The number of mortgage approvals in August sank to its lowest in 21 months in the wake of the Brexit vote, and net lending to small businesses contracted for the first time since late 2015, statistics from the Bank of England today showed.
However, consumer borrowing continue to expand strongly, emphasising the ambiguity of the signals from the economy in the wake of the referendum vote.
Mortgage approvals slipped to 60,058 in August, the lowest since November 2014, which analysts said pointed to a slowdown in the housing market.
Net lending to small firms fell by £300m, breaking a run of seven months of growth.
Net bank lending to large firms was just £300m, which was seen by some analysts as a sign of an unwillingness to invest by firms in the wake of the Brexit vote.
But consumer credit – including credit cards and other unsecured loans – rose by £1.6bn, taking the annual growth rate back up to 10.3 per cent, the joint highest since October 2005.
Lowest since November 2014...
There was a £400m increase in credit card borrowing and £1.2bn in other loans.
The latest consumer confidence index reading from the European Commission’s regular survey released today suggests that trend is likely to continue.
The index rose to -1.7 in September, up from -7.5 in August, taking it almost back up to pre-referendum levels
But strongest since 2005...
“Consumers were clearly prepared to continue borrowing and spending in August, and it is notable that confidence has recovered markedly after slumping in July in the immediate aftermath of the Brexit vote,” said Howard Archer of IHS Global Insight.

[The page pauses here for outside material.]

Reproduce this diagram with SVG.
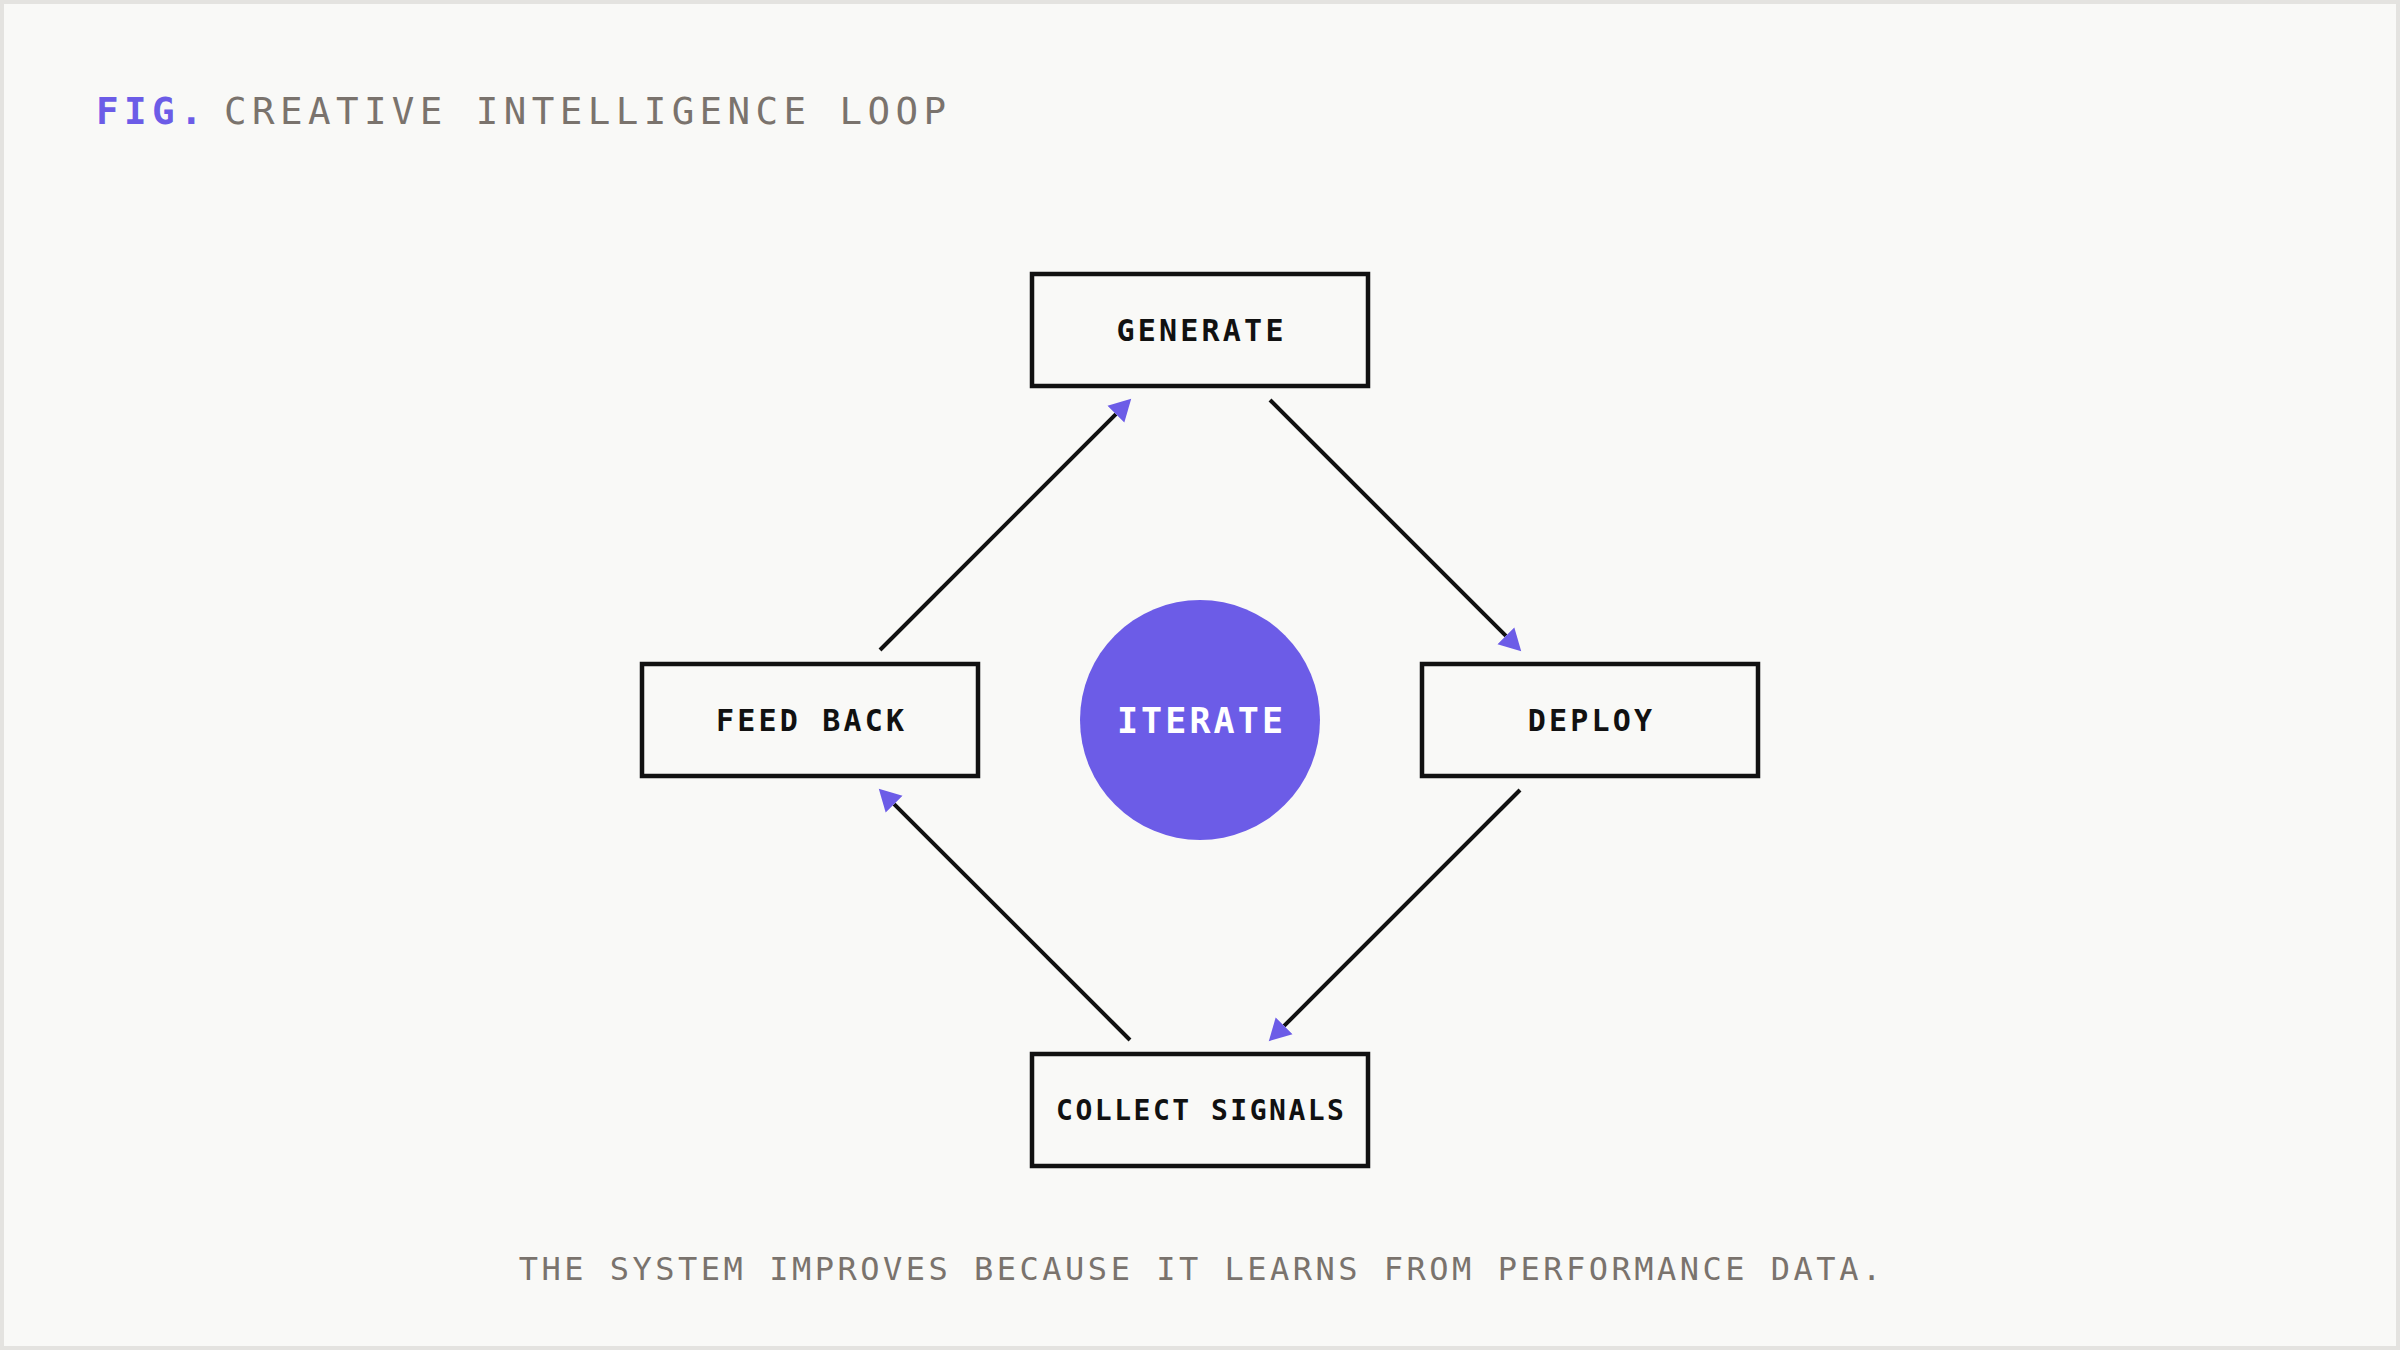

But Andrew Wishart of Capital Economics said the housing market looked vulnerable.
“While confidence is stabilising, it is unlikely to stage a sharp recovery as buyers will remain cautious until the post Brexit landscape becomes clearer,” he said.
Some analysts had pointed to a £66bn surge in the money supply (the aggregate sums held in easy access banks accounts by businesses and households) between May and July in the wake of the referendum as a sign of an imminent jump in spending that would boost GDP growth.
But the money supply rose just £2.9bn in August, taking the three-month annualised growth rate sharply down from 14.7 per cent in July to 10.9 per cent in August.
A sustained surge in the money supply might have helped to put the Bank of England off from cutting interest rate rates again next month.